Lionheart Magazine, Adventure issue, 2012. Original article.
Down the rabbit hole
I don’t know when I changed my mind, but it happened somewhere between the park and the pub. I didn’t want to be with this guy, because I was so raw and fresh from the last one I loved; it takes so long to walk away even when you know you have to do it. Because you have to take pause when you call time on a relationship that has lasted years, a relationship that you thought, just for a moment, may be the last one you were ever going to have … Like I say to my friends when they agonise over their decisions, wringing their words in every which way in order to undo that nagging feeling: it’s not hard, it’s just painful. When we were younger it was harder to know what we wanted, but not anymore. The awareness of what I am sits with me, like a feather in my mind and a rock in my stomach. They don’t use words, those two, but it is a language that speaks in perfect resonance.
Except when it doesn’t. When I met this guy, just a couple of weeks after walking away from the last one that meant everything to me, it felt like coming home. I shrugged; I’ve been at home before. The feather and the rock are devious little tricksters, they have an agenda of chaos, of rollercoaster journeys down the rabbit hole, and this is not the time for that. I want to be on my own, I want to feel what it’s like, at long last, to not be looking. To be reliant on nobody but myself, like in a girl-power pop song. To just have fun. You can’t fake that feeling and I know that, because the last time I tried to chase it, the feeling remained at large; I’d scowl around for it while stomping home after yet another night out that left me feeling like I was the only single girl in the village. I wanted to be happy being by myself, shuffling down the pavement singing along to the music in my ears, indifferent to the comings and going of boys and just being free, happy as the sole ruler of my little castle. But instead I felt like Sleeping Beauty, stuck behind the briar growing high over my head, gnawing at my walls, closing me in. ‘Someone come save me from this,’ I’d whisper in the rare moments when I let myself feel what I was really feeling. I hated myself for it, pacing around behind the hedges, seething with resentment for failing to be strong.
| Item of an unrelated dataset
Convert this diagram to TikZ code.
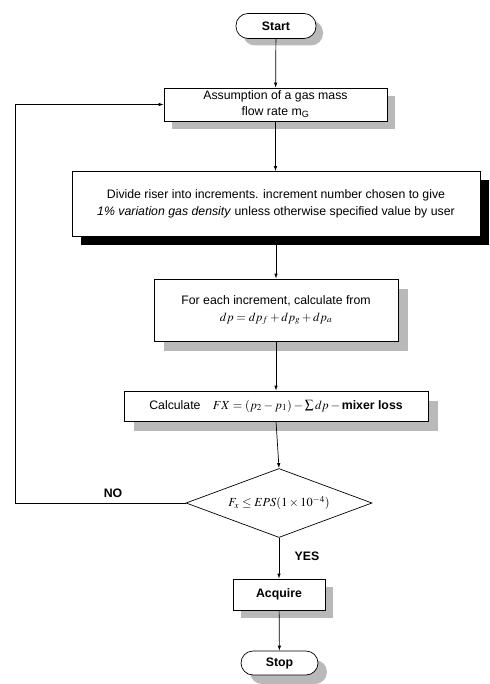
\documentclass[tikz,border=0pt]{standalone}
\usepackage{mathptmx}
\usepackage{fontspec}
\setmainfont{Liberation Sans}
\usetikzlibrary{shapes.geometric,shadows,arrows.meta}
\begin{document}
\begin{tikzpicture}[x=1pt,y=-1pt,line width=0.7pt,
  font=\fontsize{12.3}{17}\selectfont,
  box/.style={draw,fill=white,align=center,inner sep=1pt},
  term/.style={box,rounded corners=12pt},
  greyshadow/.style={drop shadow={shadow xshift=#1,shadow yshift=-#1,fill=gray!55,opacity=1}},
  blackshadow/.style={drop shadow={shadow xshift=#1,shadow yshift=-#1,fill=black,opacity=1}},
  decision/.style={diamond,draw,fill=white,aspect=2.7,inner sep=0pt},
  arr/.style={-{Latex[length=5pt,width=3.5pt]}}]
  \useasboundingbox (0,0) rectangle (489,684);
  % Start and first guess
  \node[term,greyshadow=7pt,minimum width=80,minimum height=25] (start) at (276,26) {\bfseries Start};
  \node[box,greyshadow=8pt,minimum width=223,minimum height=33] (assume) at (275.5,104.5)
    {Assumption of a gas mass\\[-1pt]flow rate m\textsubscript{G}};
  % Increments
  \node[box,blackshadow=9pt,minimum width=408,minimum height=65] (divide) at (276,204)
    {Divide riser into increments. increment number chosen to give\\
     \textit{1\% variation gas density} unless otherwise specified value by user};
  \node[box,greyshadow=10pt,minimum width=244,minimum height=62] (increment) at (276,310)
    {For each increment, calculate from\\ $dp=dp_f+dp_g+dp_a$};
  \node[box,greyshadow=10pt,minimum width=304,minimum height=30] (calculate) at (276,406)
    {Calculate\quad $FX=(p_2-p_1)-\sum dp-{}$\textbf{mixer loss}};
  % Convergence check
  \node[decision,minimum width=186,minimum height=69] (check) at (279,503)
    {$F_x\le EPS(1\times10^{-4})$};
  \node[box,greyshadow=8pt,minimum width=92,minimum height=31] (acquire) at (279,594.5) {\bfseries Acquire};
  \node[term,greyshadow=9pt,minimum width=77,minimum height=24] (stop) at (279.5,663) {\bfseries Stop};
  \coordinate (loop) at (15,503);
  % Connectors
  \draw[arr] (start) -- (assume);
  \draw[arr] (assume) -- (divide.north -| assume);
  \draw[arr] (divide.south -| increment) -- (increment);
  \draw[arr] (increment) -- (calculate);
  \draw[arr] (calculate.south) -- (check.north);
  \draw[arr] (check) -- (acquire);
  \draw[arr] (acquire) -- (stop);
  \draw[arr] (check.west) -- (loop) |- (assume.west);
  \node[font=\bfseries\fontsize{12.3}{14}\selectfont] (no) at (113,493) {NO};
  \node[font=\bfseries\fontsize{12.3}{14}\selectfont] (yes) at (307,556) {YES};
\end{tikzpicture}
\end{document}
That was a long time ago now, and it’s one of those stories I cringe at admitting to. So I was so excited this time, to be venturing out on my own again without this cloud hanging over me; less Briar Rose, more Lara Croft, if you will. I am in need of nothing and no one this time, and I am charmed by my flush of independence. So when this man, this annoyingly familiar, generous man with the most open face and arms I have ever come across in my life, stepped into my path, I felt my eyes narrow. ‘What the hell are you doing here,’ I said, ‘I have plans and they certainly don’t include you!’ I dismissed him with a flick of the wrist, because right away I realised a fling would be out of the question: it would be the next big thing. He didn’t agree but he understood. Some time went by. He stuck around and I kept him at arms’ length. He churned around in my head.
So, somewhere the park and the pub, in the middle of the big city on a rainy summer night. I was a little drunk, but not very. He kissed my cheek, and my forehead. I closed my eyes. He lit a match and threw it at me, and it turned out I’d been doused in petrol and now I was in flames. I swore at him, with the taste of him still on my lips, cursing him for setting me alight. He apologised and went away. I thought about him for 48 hours solidly. I picked up the phone and asked him to come over.
He is still here, and from here on the story is set in the present. I know I’ve been suckered, but I’m old enough to know that this sort of magic doesn’t come around very often. When it does, you have to climb up to the top branches and feel them sway underneath you, and trust they won’t break. I didn’t want to be up here but I am, and I’m concentrating on the moment. It’s the only thing I can do, because every other time I’ve done this, I’ve always been sent crashing to the ground.
I wear an old key on a string around my neck, it’s been with me almost every day for the past four years now. I love the idea of a key: one solution, one way, one final answer, one person. Of course, this is a crock, because there are many solutions, lots of way, a thousand answers that change as we go along, and there are lots of people. It would be easier if this wasn’t the case, but it would also be a lot more boring. Right now the feather in my mind and the rock in my stomach are weightless, spinning around each other; I’m keeping them there with steely determination but my grip on the situation won’t last. I know this because of what happens when he looks at me, with the bluest eyes I have ever seen. I can feel the branch sway underneath me, and as happy as it all makes me I am old enough to know that it’s also a threat. I squint and look closer, into his face, looking for answers, but there are no shortcuts, no tricks, no keys. He looks back at me and smiles, and I see nothing but open road and blue skies. I feel the wind rush around me and I think, maybe, just maybe.